Models · Compare
Claude 3 Opus vs StarCoder 2 15B
Rows highlighted in warm gray are where the models differ. Numbers carry their as-of date and primary source.
Specs
| Field | A: Claude 3 Opus | B: StarCoder 2 15B |
|---|---|---|
| Released | 2024-03-04 | 2024-02-28 |
| Developer | Anthropic | BigCode |
| Openness | Proprietary | Source-available |
| License | Proprietary | BigCode OpenRAIL-M v1 |
| OSI-approved | no | no |
| Data released | no | yes |
| Training code | no | yes |
| Architecture | unknown | dense |
| Total params | — | 15B |
| Active params | — | — |
| Experts | — | — |
| Context window | 200K | 16K |
| Attention | unknown | hybrid-gqa-sliding |
| Position enc. | unknown | rope |
| Pretraining tokens | — | 4.0T |
| Post-training | rlhf, constitutional | — |
| Training hardware | — | H100 |
| $/M input | $15.00 | — |
| $/M output | $75.00 | — |
| Output tok/sec | 0 | — |
Benchmarks
Missing scores render as not reported; never inferred.

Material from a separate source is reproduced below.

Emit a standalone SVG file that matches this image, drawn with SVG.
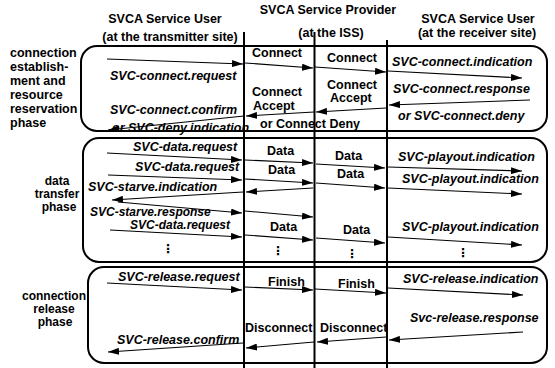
<svg xmlns="http://www.w3.org/2000/svg" width="555" height="368" viewBox="0 0 555 368">
<style>
text{font-family:"Liberation Sans",Arial,sans-serif;font-weight:bold;font-size:12.5px;fill:#000}
.it{font-style:italic}
.mid{text-anchor:middle}
.sm{font-size:12px}
.box{fill:none;stroke:#000;stroke-width:2}
.col{stroke:#000;stroke-width:2}
.msg{stroke:#000;stroke-width:1.1;fill:none;marker-end:url(#ah)}
.dots{font-family:"DejaVu Sans",sans-serif;font-size:12px}
</style>
<defs>
<marker id="ah" markerUnits="userSpaceOnUse" markerWidth="11" markerHeight="7" refX="11" refY="3.5" orient="auto">
<path d="M0,0 L11,3.5 L0,7 z" fill="#000"/>
</marker>
</defs>
<rect width="555" height="368" fill="#fff"/>
<g id="headers">
<text class="mid" x="165" y="23">SVCA Service User</text>
<text class="mid" x="170" y="41">(at the transmitter site)</text>
<text class="mid" x="328" y="14">SVCA Service Provider</text>
<text class="mid" x="331" y="37">(at the ISS)</text>
<text class="mid" x="478" y="23">SVCA Service User</text>
<text class="mid" x="477" y="37">(at the receiver site)</text>
</g>
<g id="phase-labels">
<text x="10" y="57">connection</text>
<text x="10" y="71">establish-</text>
<text x="10" y="85">ment and</text>
<text x="10" y="99">resource</text>
<text x="10" y="113">reservation</text>
<text x="10" y="127">phase</text>
<text class="mid sm" x="57" y="185">data</text>
<text class="mid sm" x="57" y="198">transfer</text>
<text class="mid sm" x="59" y="211">phase</text>
<text class="mid sm" x="54" y="300">connection</text>
<text class="mid sm" x="54" y="313">release</text>
<text class="mid sm" x="55" y="326">phase</text>
</g>
<g id="phase-boxes">
<rect id="box-connect" class="box" x="81" y="46" width="466" height="85" rx="16"/>
<rect id="box-data" class="box" x="83" y="138" width="464" height="124" rx="16"/>
<rect id="box-release" class="box" x="88" y="267" width="459" height="96" rx="16"/>
</g>
<g id="columns">
<line class="col" x1="244" y1="32" x2="244" y2="368"/>
<line class="col" x1="314.5" y1="32" x2="314.5" y2="368"/>
<line class="col" x1="387" y1="40" x2="387" y2="368"/>
</g>
<g id="connectors">
<line class="msg" x1="107" y1="59" x2="243" y2="64"/>
<line class="msg" x1="245" y1="63" x2="313" y2="68"/>
<line class="msg" x1="315" y1="67" x2="386" y2="72"/>
<line class="msg" x1="388" y1="71" x2="522" y2="78"/>
<line class="msg" x1="530" y1="100" x2="389" y2="105"/>
<line class="msg" x1="386" y1="108" x2="316" y2="112"/>
<line class="msg" x1="314" y1="112" x2="246" y2="116"/>
<line class="msg" x1="244" y1="116" x2="108" y2="130"/>
<line class="msg" x1="107" y1="153" x2="242" y2="160"/>
<line class="msg" x1="245" y1="160" x2="313" y2="163"/>
<line class="msg" x1="316" y1="164" x2="385" y2="168"/>
<line class="msg" x1="388" y1="167" x2="522" y2="171"/>
<line class="msg" x1="108" y1="175" x2="242" y2="180"/>
<line class="msg" x1="245" y1="179" x2="313" y2="183"/>
<line class="msg" x1="316" y1="183" x2="385" y2="188"/>
<line class="msg" x1="388" y1="188" x2="522" y2="194"/>
<line class="msg" x1="313" y1="188" x2="246" y2="192"/>
<line class="msg" x1="243" y1="192" x2="112" y2="200"/>
<line class="msg" x1="118" y1="202" x2="242" y2="213"/>
<line class="msg" x1="245" y1="211" x2="313" y2="217"/>
<line class="msg" x1="110" y1="230" x2="242" y2="237"/>
<line class="msg" x1="245" y1="235" x2="313" y2="240"/>
<line class="msg" x1="316" y1="238" x2="385" y2="243"/>
<line class="msg" x1="388" y1="237" x2="522" y2="245"/>
<line class="msg" x1="107" y1="283" x2="242" y2="290"/>
<line class="msg" x1="245" y1="287" x2="313" y2="290"/>
<line class="msg" x1="315" y1="289" x2="386" y2="293"/>
<line class="msg" x1="388" y1="288" x2="523" y2="295"/>
<line class="msg" x1="523" y1="332" x2="389" y2="340"/>
<line class="msg" x1="386" y1="337" x2="317" y2="342"/>
<line class="msg" x1="314" y1="342" x2="246" y2="348"/>
<line class="msg" x1="243" y1="343" x2="108" y2="352"/>
</g>
<g id="labels-connect">
<text class="it" x="110" y="80">SVC-connect.request</text>
<text x="252" y="57">Connect</text>
<text x="327" y="62">Connect</text>
<text class="it" x="392" y="66">SVC-connect.indication</text>
<text class="it" x="393" y="93">SVC-connect.response</text>
<text class="it" x="398" y="120">or SVC-connect.deny</text>
<text x="327" y="89">Connect</text>
<text x="330" y="102">Accept</text>
<text x="252" y="96">Connect</text>
<text x="253" y="110">Accept</text>
<text x="260" y="128">or Connect Deny</text>
<text class="it" x="110" y="114">SVC-connect.confirm</text>
<text class="it" x="112" y="132">or SVC-deny.indication</text>
</g>
<g id="labels-data">
<text class="it" x="133" y="151">SVC-data.request</text>
<text x="267" y="155">Data</text>
<text x="335" y="160">Data</text>
<text class="it" x="398" y="161">SVC-playout.indication</text>
<text class="it" x="135" y="171">SVC-data.request</text>
<text x="268" y="174">Data</text>
<text x="337" y="178">Data</text>
<text class="it" x="402" y="183">SVC-playout.indication</text>
<text class="it" x="88" y="191">SVC-starve.indication</text>
<text class="it sm" x="90" y="216">SVC-starve.response</text>
<text class="it sm" x="130" y="229">SVC-data.request</text>
<text x="270" y="231">Data</text>
<text x="343" y="234">Data</text>
<text class="it" x="402" y="231">SVC-playout.indication</text>
<text class="dots mid" x="168" y="253">⋮</text>
<text class="dots mid" x="278" y="255">⋮</text>
<text class="dots mid" x="352" y="258">⋮</text>
<text class="dots mid" x="463" y="257">⋮</text>
</g>
<g id="labels-release">
<text class="it" x="118" y="281">SVC-release.request</text>
<text x="268" y="286">Finish</text>
<text x="338" y="288">Finish</text>
<text class="it" x="403" y="283">SVC-release.indication</text>
<text class="it" x="410" y="322">Svc-release.response</text>
<text x="320" y="332">Disconnect</text>
<text x="245" y="332">Disconnect</text>
<text class="it" x="117" y="344">SVC-release.confirm</text>
</g>
</svg>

Bold highlights the leader per benchmark.
General reasoning
| MMLU-Pro | 69.6 2026-05-21 | — |
| GPQA-Diamond | 48.9 2026-05-21 | — |
Code
| HumanEval | — | 46.3 2024-02-29 |
| LiveCodeBench | 27.9 2026-05-21 | — |
Math
| MATH | 64.1 2026-05-21 | — |
| AIME 2024 | 3.3 2026-05-21 | — |
Context · A
The flagship of the Claude 3 family at launch, marketed as Anthropic's most capable model with vision input and a 200K context window. Set the price ceiling for closed frontier chat at $15 input / $75 output per million tokens, a tier matched by GPT-4 Turbo at the time.
Context · B
BigCode's StarCoder 2 15B trained on 4T+ tokens of The Stack v2, a publicly released code dataset spanning 600+ languages and permissive licenses only. Sliding-window attention plus grouped-query attention gave it 16K context at the 15B scale. The accompanying data, training code, and search index for attribution were all released alongside the weights.